> [Data excerpts]:
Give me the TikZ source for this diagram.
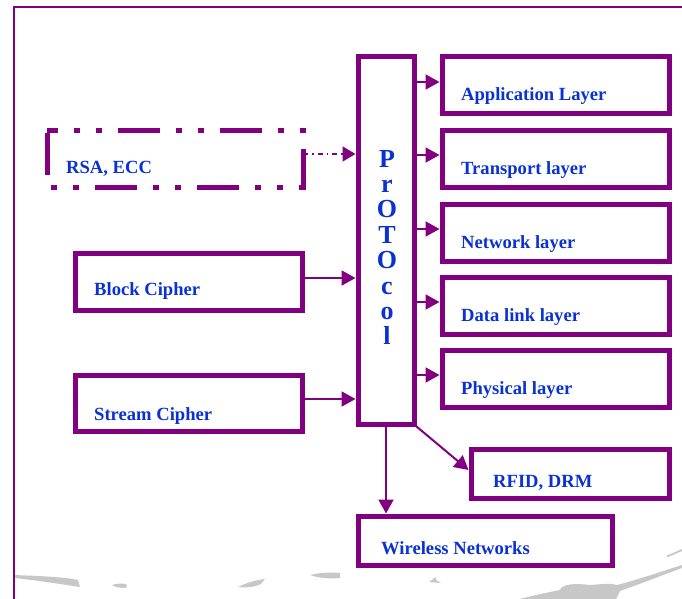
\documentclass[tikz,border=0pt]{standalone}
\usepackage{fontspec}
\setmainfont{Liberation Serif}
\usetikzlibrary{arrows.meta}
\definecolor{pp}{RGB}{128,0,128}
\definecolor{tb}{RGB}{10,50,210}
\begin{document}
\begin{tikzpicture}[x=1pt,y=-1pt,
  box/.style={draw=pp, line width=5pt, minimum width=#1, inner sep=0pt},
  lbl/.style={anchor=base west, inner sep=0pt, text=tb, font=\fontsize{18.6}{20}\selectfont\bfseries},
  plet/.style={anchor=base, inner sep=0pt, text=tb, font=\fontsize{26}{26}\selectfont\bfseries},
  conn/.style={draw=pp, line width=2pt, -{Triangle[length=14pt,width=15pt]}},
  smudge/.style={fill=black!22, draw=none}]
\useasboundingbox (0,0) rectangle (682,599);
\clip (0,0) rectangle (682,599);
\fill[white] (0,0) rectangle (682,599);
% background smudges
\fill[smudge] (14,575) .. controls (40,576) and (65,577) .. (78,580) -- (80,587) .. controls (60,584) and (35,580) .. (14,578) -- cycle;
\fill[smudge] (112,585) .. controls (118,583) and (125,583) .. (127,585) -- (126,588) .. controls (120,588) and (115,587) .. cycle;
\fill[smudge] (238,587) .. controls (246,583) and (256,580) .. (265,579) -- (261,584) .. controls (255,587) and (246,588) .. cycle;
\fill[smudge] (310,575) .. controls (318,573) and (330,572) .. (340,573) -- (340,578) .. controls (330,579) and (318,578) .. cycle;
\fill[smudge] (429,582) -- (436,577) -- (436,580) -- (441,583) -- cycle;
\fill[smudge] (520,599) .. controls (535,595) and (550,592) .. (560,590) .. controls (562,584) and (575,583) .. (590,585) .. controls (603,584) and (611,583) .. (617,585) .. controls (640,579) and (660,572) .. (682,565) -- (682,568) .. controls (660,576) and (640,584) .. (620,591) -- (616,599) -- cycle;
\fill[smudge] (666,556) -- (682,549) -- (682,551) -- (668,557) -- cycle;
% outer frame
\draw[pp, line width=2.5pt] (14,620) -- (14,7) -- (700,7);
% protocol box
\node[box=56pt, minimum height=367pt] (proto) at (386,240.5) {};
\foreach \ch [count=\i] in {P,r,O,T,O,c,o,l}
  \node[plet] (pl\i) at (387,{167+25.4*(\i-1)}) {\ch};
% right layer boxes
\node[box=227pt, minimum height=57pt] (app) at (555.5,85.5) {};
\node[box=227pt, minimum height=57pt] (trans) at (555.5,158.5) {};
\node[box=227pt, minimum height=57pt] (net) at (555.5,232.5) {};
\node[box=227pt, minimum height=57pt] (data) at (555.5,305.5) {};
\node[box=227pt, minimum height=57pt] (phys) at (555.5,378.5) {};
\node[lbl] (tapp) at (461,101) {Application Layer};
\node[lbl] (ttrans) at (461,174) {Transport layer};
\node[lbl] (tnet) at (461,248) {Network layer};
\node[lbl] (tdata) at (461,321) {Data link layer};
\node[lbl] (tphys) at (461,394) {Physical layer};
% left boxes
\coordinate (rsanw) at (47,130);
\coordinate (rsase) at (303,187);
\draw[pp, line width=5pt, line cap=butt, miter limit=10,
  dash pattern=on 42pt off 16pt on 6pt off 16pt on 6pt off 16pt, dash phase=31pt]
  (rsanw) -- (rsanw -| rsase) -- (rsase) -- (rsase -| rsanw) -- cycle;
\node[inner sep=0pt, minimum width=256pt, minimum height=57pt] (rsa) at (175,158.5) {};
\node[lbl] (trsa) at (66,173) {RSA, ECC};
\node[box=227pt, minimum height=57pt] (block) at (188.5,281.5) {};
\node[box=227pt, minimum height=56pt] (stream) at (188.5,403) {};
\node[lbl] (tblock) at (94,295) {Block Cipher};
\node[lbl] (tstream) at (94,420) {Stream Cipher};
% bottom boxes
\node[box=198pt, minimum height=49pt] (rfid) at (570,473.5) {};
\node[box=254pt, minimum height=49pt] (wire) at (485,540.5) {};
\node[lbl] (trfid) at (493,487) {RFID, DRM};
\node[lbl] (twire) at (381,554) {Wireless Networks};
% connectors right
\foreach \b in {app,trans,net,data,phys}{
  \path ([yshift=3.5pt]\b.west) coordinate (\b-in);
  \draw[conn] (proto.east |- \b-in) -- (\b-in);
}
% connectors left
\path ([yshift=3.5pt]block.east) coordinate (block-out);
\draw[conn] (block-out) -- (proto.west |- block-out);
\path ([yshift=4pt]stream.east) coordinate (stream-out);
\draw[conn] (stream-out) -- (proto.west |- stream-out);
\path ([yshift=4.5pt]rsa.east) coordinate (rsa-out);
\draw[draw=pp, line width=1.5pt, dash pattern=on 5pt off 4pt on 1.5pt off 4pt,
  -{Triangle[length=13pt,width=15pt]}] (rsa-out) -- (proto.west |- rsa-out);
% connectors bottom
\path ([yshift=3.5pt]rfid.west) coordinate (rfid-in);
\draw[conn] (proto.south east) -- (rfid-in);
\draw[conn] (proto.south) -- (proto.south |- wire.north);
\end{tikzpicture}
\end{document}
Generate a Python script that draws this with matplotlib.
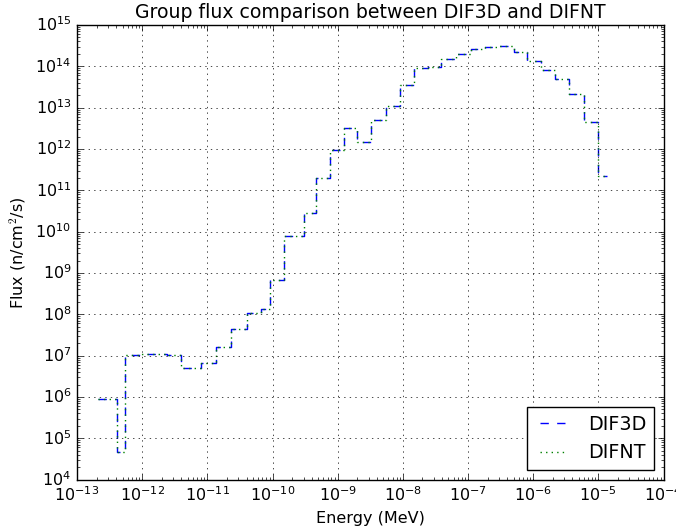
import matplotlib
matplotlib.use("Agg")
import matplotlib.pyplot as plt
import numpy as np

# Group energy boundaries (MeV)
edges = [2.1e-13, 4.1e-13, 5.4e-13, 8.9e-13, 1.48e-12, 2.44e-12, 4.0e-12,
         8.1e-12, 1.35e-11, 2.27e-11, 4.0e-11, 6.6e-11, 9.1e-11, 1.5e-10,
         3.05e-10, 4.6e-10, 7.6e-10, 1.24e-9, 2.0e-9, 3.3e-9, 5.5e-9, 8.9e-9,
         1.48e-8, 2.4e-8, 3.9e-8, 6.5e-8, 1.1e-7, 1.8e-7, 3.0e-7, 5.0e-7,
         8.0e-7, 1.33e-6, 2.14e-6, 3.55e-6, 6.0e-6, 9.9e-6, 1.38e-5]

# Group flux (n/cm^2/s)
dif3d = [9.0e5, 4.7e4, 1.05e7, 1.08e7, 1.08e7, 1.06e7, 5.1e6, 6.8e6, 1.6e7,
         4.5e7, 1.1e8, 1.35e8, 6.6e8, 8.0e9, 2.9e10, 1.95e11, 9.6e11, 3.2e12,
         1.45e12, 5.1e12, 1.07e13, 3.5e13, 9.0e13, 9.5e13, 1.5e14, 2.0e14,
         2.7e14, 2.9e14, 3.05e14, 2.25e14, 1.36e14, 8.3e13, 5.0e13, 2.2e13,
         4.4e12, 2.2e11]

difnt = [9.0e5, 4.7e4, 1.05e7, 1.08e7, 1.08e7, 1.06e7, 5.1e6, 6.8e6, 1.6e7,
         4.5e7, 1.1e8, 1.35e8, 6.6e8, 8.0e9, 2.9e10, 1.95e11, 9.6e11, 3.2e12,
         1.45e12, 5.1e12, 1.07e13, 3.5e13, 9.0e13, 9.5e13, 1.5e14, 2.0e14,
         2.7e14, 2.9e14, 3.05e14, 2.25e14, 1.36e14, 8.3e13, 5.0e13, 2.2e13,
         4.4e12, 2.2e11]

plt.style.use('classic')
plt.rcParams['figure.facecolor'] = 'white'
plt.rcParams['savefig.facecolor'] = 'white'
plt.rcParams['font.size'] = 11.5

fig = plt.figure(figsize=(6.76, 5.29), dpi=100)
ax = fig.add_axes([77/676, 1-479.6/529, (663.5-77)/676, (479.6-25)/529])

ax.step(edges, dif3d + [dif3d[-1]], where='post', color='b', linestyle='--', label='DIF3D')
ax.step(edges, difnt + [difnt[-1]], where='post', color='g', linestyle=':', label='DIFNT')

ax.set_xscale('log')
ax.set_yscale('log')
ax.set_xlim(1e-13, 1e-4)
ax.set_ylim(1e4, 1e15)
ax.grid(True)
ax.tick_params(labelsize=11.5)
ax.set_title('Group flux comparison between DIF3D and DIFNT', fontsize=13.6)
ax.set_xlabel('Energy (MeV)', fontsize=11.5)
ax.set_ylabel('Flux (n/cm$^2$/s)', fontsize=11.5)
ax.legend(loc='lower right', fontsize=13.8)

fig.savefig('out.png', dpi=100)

> [Task brief]: Start at the line with "Generate a Python", stop at the line with "ax.step(edges, difnt +", both lines included, and repeat that span exactly without its pictures.

> [Solution below]:
Generate a Python script that draws this with matplotlib.
import matplotlib
matplotlib.use("Agg")
import matplotlib.pyplot as plt
import numpy as np

# Group energy boundaries (MeV)
edges = [2.1e-13, 4.1e-13, 5.4e-13, 8.9e-13, 1.48e-12, 2.44e-12, 4.0e-12,
         8.1e-12, 1.35e-11, 2.27e-11, 4.0e-11, 6.6e-11, 9.1e-11, 1.5e-10,
         3.05e-10, 4.6e-10, 7.6e-10, 1.24e-9, 2.0e-9, 3.3e-9, 5.5e-9, 8.9e-9,
         1.48e-8, 2.4e-8, 3.9e-8, 6.5e-8, 1.1e-7, 1.8e-7, 3.0e-7, 5.0e-7,
         8.0e-7, 1.33e-6, 2.14e-6, 3.55e-6, 6.0e-6, 9.9e-6, 1.38e-5]

# Group flux (n/cm^2/s)
dif3d = [9.0e5, 4.7e4, 1.05e7, 1.08e7, 1.08e7, 1.06e7, 5.1e6, 6.8e6, 1.6e7,
         4.5e7, 1.1e8, 1.35e8, 6.6e8, 8.0e9, 2.9e10, 1.95e11, 9.6e11, 3.2e12,
         1.45e12, 5.1e12, 1.07e13, 3.5e13, 9.0e13, 9.5e13, 1.5e14, 2.0e14,
         2.7e14, 2.9e14, 3.05e14, 2.25e14, 1.36e14, 8.3e13, 5.0e13, 2.2e13,
         4.4e12, 2.2e11]

difnt = [9.0e5, 4.7e4, 1.05e7, 1.08e7, 1.08e7, 1.06e7, 5.1e6, 6.8e6, 1.6e7,
         4.5e7, 1.1e8, 1.35e8, 6.6e8, 8.0e9, 2.9e10, 1.95e11, 9.6e11, 3.2e12,
         1.45e12, 5.1e12, 1.07e13, 3.5e13, 9.0e13, 9.5e13, 1.5e14, 2.0e14,
         2.7e14, 2.9e14, 3.05e14, 2.25e14, 1.36e14, 8.3e13, 5.0e13, 2.2e13,
         4.4e12, 2.2e11]

plt.style.use('classic')
plt.rcParams['figure.facecolor'] = 'white'
plt.rcParams['savefig.facecolor'] = 'white'
plt.rcParams['font.size'] = 11.5

fig = plt.figure(figsize=(6.76, 5.29), dpi=100)
ax = fig.add_axes([77/676, 1-479.6/529, (663.5-77)/676, (479.6-25)/529])

ax.step(edges, dif3d + [dif3d[-1]], where='post', color='b', linestyle='--', label='DIF3D')
ax.step(edges, difnt + [difnt[-1]], where='post', color='g', linestyle=':', label='DIFNT')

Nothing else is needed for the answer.